# Exercise
Leaving out every picture, copy the lines of the data exactly, from the first through the line containing "fill=False, edgecolor='#202020', linewidth=1.5))".

----- Collected material

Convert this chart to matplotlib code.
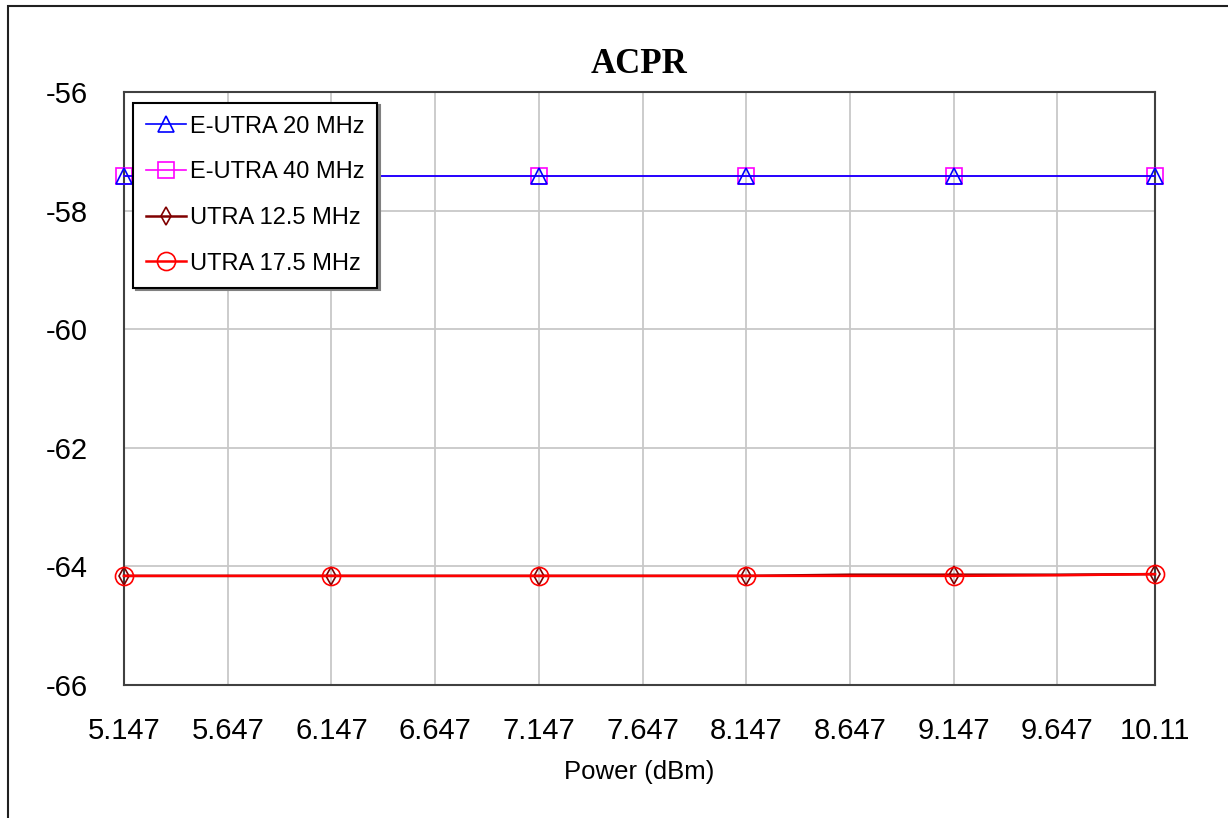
import matplotlib
matplotlib.use('Agg')
import matplotlib.pyplot as plt
from matplotlib.patches import Rectangle

# Données (Power en dBm, ACPR en dB)
power = [5.147, 5.647, 6.147, 6.647, 7.147, 7.647, 8.147, 8.647, 9.147, 9.647, 10.117]
eutra_20 = [-57.42, -57.42, -57.42, -57.42, -57.42, -57.42, -57.42, -57.42, -57.42, -57.42, -57.42]
eutra_40 = [-57.42, -57.42, -57.42, -57.42, -57.42, -57.42, -57.42, -57.42, -57.42, -57.42, -57.42]
utra_125 = [-64.16, -64.16, -64.16, -64.16, -64.16, -64.16, -64.16, -64.14, -64.14, -64.14, -64.13]
utra_175 = [-64.16, -64.16, -64.16, -64.16, -64.16, -64.16, -64.16, -64.16, -64.16, -64.15, -64.13]

xticks = [5.147, 5.647, 6.147, 6.647, 7.147, 7.647, 8.147, 8.647, 9.147, 9.647, 10.117]
xtick_labels = ['5.147', '5.647', '6.147', '6.647', '7.147', '7.647', '8.147', '8.647', '9.147', '9.647', '10.11']
yticks = [-66, -64, -62, -60, -58, -56]

plt.rcParams['font.family'] = ['Liberation Sans', 'DejaVu Sans']
plt.rcParams['axes.unicode_minus'] = False

fig = plt.figure(figsize=(12.28, 8.18), dpi=100)
ax = fig.add_axes([0.101, 0.1626, 0.8395, 0.7249])

# cadre de la fenêtre
fig.patches.append(Rectangle((8 / 1228, -0.1), 1.2, 1 - 6 / 818 + 0.1, transform=fig.transFigure,
                             fill=False, edgecolor='#202020', linewidth=1.5))

mk = [0, 2, 4, 6, 8, 10]
ax.plot(power, eutra_20, color='#0000ff', lw=1.2, marker='^', ms=11, mfc='none', mew=1.2,
        markevery=mk, label='E-UTRA 20 MHz', clip_on=False, zorder=4)
ax.plot(power, eutra_40, color='#ff00ff', lw=1.2, marker='s', ms=12, mfc='none', mew=1.2,
        markevery=mk, label='E-UTRA 40 MHz', clip_on=False, zorder=3)
ax.plot(power, utra_125, color='#800000', lw=1.8, marker='d', ms=9, mfc='none', mew=1.2,
        markevery=mk, label='UTRA 12.5 MHz', clip_on=False, zorder=3)
ax.plot(power, utra_175, color='#ff0000', lw=1.8, marker='o', ms=13, mfc='none', mew=1.2,
        markevery=mk, label='UTRA 17.5 MHz', clip_on=False, zorder=4)

ax.set_xlim(5.147, 10.117)
ax.set_ylim(-66, -56)
ax.set_xticks(xticks)
ax.set_xticklabels(xtick_labels)
ax.set_yticks(yticks)
ax.tick_params(length=0, labelsize=21)
ax.tick_params(axis='x', pad=23)
ax.tick_params(axis='y', pad=26)
ax.grid(True, color='#c8c8c8', lw=1.3)
ax.set_axisbelow(True)
for s in ax.spines.values():
    s.set_color('#404040')
    s.set_linewidth(1.5)

ax.set_title('ACPR', fontsize=25, fontweight='bold', family=['Liberation Serif', 'DejaVu Serif'], pad=14)
ax.set_xlabel('Power (dBm)', fontsize=18.5, labelpad=11)

leg = ax.legend(loc='upper left', bbox_to_anchor=(0.009, 0.982), fontsize=17, fancybox=False,
                shadow={'color': '#808080', 'alpha': 1}, edgecolor='black', framealpha=1,
                handlelength=1.7, handletextpad=0.15, borderpad=0.55, labelspacing=1.0,
                borderaxespad=0)
leg.get_frame().set_linewidth(1.5)

fig.savefig('out.png', dpi=100)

----------

# Answer to this problem
Convert this chart to matplotlib code.
import matplotlib
matplotlib.use('Agg')
import matplotlib.pyplot as plt
from matplotlib.patches import Rectangle

# Données (Power en dBm, ACPR en dB)
power = [5.147, 5.647, 6.147, 6.647, 7.147, 7.647, 8.147, 8.647, 9.147, 9.647, 10.117]
eutra_20 = [-57.42, -57.42, -57.42, -57.42, -57.42, -57.42, -57.42, -57.42, -57.42, -57.42, -57.42]
eutra_40 = [-57.42, -57.42, -57.42, -57.42, -57.42, -57.42, -57.42, -57.42, -57.42, -57.42, -57.42]
utra_125 = [-64.16, -64.16, -64.16, -64.16, -64.16, -64.16, -64.16, -64.14, -64.14, -64.14, -64.13]
utra_175 = [-64.16, -64.16, -64.16, -64.16, -64.16, -64.16, -64.16, -64.16, -64.16, -64.15, -64.13]

xticks = [5.147, 5.647, 6.147, 6.647, 7.147, 7.647, 8.147, 8.647, 9.147, 9.647, 10.117]
xtick_labels = ['5.147', '5.647', '6.147', '6.647', '7.147', '7.647', '8.147', '8.647', '9.147', '9.647', '10.11']
yticks = [-66, -64, -62, -60, -58, -56]

plt.rcParams['font.family'] = ['Liberation Sans', 'DejaVu Sans']
plt.rcParams['axes.unicode_minus'] = False

fig = plt.figure(figsize=(12.28, 8.18), dpi=100)
ax = fig.add_axes([0.101, 0.1626, 0.8395, 0.7249])

# cadre de la fenêtre
fig.patches.append(Rectangle((8 / 1228, -0.1), 1.2, 1 - 6 / 818 + 0.1, transform=fig.transFigure,
                             fill=False, edgecolor='#202020', linewidth=1.5))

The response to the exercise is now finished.